• TASK DESCRIPTION: Only the lines from the top of the listing below to the line that has "change_pct = [1.1, 4.0, 5.9, 14.5, 26.9, 40.7, 40.7, 61.0]" should be echoed, with both ends kept and pictures left out.

Charts and diagrams as code
>>>>

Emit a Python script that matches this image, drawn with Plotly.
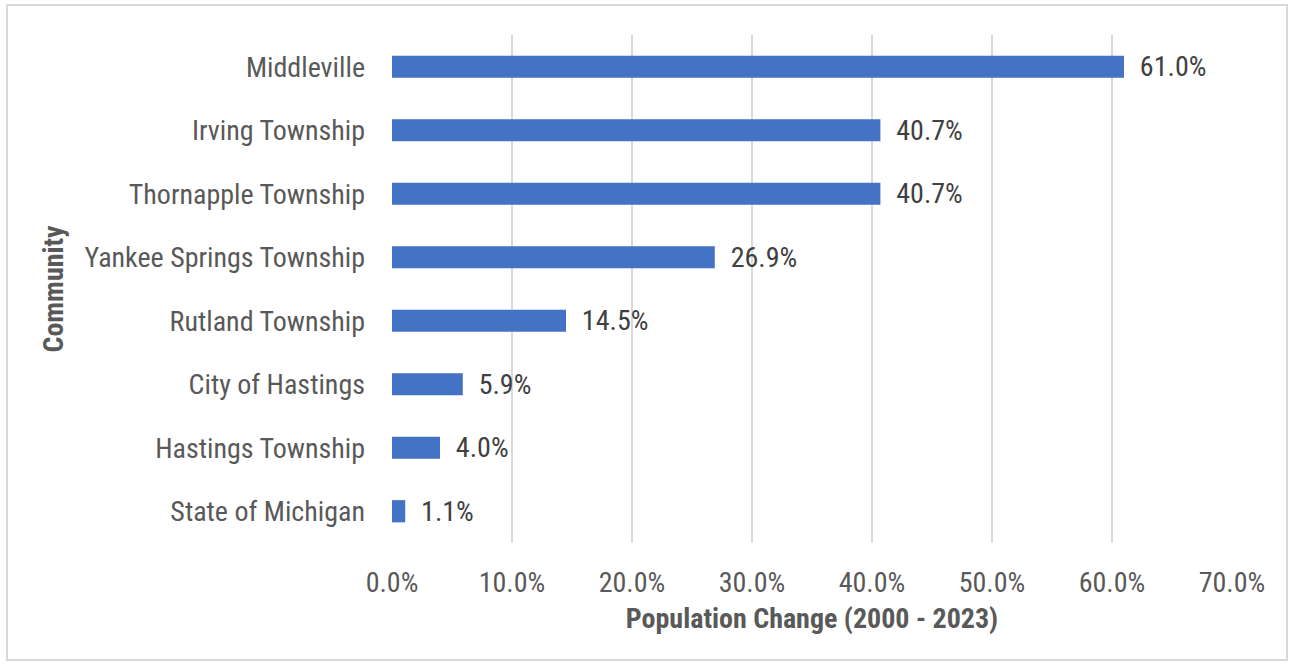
import plotly.graph_objects as go

# Population change by community, 2000 - 2023 (percent)
communities = [
    "State of Michigan",
    "Hastings Township",
    "City of Hastings",
    "Rutland Township",
    "Yankee Springs Township",
    "Thornapple Township",
    "Irving Township",
    "Middleville",
]
change_pct = [1.1, 4.0, 5.9, 14.5, 26.9, 40.7, 40.7, 61.0]

x_ticks = [0, 10, 20, 30, 40, 50, 60, 70]
x_tick_labels = [f"{v:.1f}%" for v in x_ticks]

FONT = "Roboto Condensed, Roboto, Arial Narrow, sans-serif"
SIZE = 28
GRID = "#d9d9d9"

fig = go.Figure(
    go.Bar(
        x=change_pct,
        y=communities,
        orientation="h",
        marker=dict(color="#4472c4", line=dict(width=0)),
        text=[f"  {v:.1f}%" for v in change_pct],
        textposition="outside",
        constraintext="none",
        textfont=dict(family=FONT, size=SIZE, color="#404040"),
        cliponaxis=False,
        hoverinfo="skip",
    )
)

fig.update_layout(
    width=1294,
    height=666,
    margin=dict(l=392, r=62, t=35, b=123),
    paper_bgcolor="white",
    plot_bgcolor="white",
    bargap=0.65,
    showlegend=False,
    uniformtext=dict(minsize=SIZE, mode="show"),
    font=dict(family=FONT, color="#595959", size=SIZE),
    xaxis=dict(
        range=[0, 70],
        tickvals=x_ticks,
        ticktext=x_tick_labels,
        showgrid=True,
        gridcolor=GRID,
        gridwidth=2,
        zeroline=False,
        showline=False,
        ticks="",
        ticklabelstandoff=20,
        tickfont=dict(family=FONT, size=SIZE, color="#595959"),
        title=dict(
            text="<b>Population Change (2000 - 2023)</b>",
            font=dict(family=FONT, size=SIZE, color="#595959"),
            standoff=10,
        ),
    ),
    yaxis=dict(
        categoryorder="array",
        categoryarray=communities,
        showgrid=False,
        zeroline=False,
        showline=False,
        ticks="",
        ticklabelstandoff=26,
        tickfont=dict(family=FONT, size=SIZE, color="#595959"),
        title=dict(
            text="<b>Community</b>",
            font=dict(family=FONT, size=SIZE, color="#595959"),
            standoff=12,
        ),
    ),
    shapes=[
        dict(
            type="rect",
            xref="paper",
            yref="paper",
            x0=(7 - 392) / 840,
            x1=(1287 - 392) / 840,
            y0=(543 - 660) / 508,
            y1=(543 - 5) / 508,
            line=dict(color=GRID, width=2),
            fillcolor="rgba(0,0,0,0)",
            layer="below",
        )
    ],
)

fig.write_html("out.html")
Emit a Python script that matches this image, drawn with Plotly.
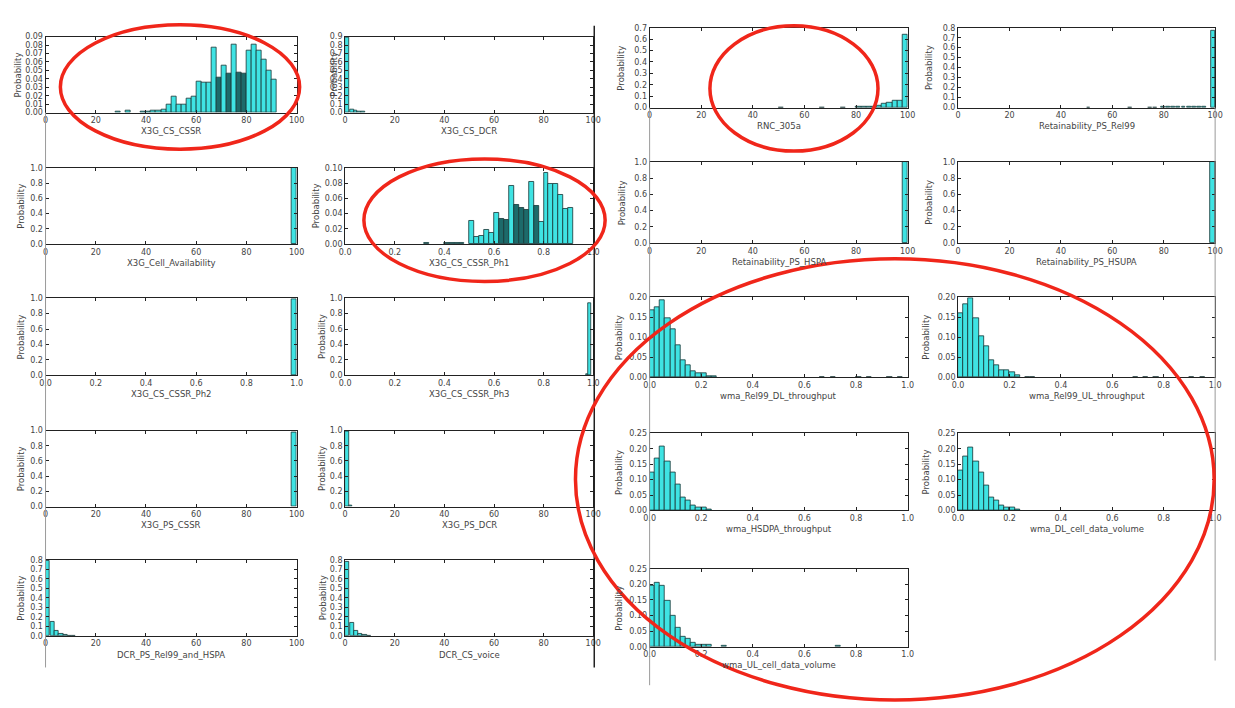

<<<<

• RESPONSE FOR THIS EXERCISE:
Emit a Python script that matches this image, drawn with Plotly.
import plotly.graph_objects as go

# Population change by community, 2000 - 2023 (percent)
communities = [
    "State of Michigan",
    "Hastings Township",
    "City of Hastings",
    "Rutland Township",
    "Yankee Springs Township",
    "Thornapple Township",
    "Irving Township",
    "Middleville",
]
change_pct = [1.1, 4.0, 5.9, 14.5, 26.9, 40.7, 40.7, 61.0]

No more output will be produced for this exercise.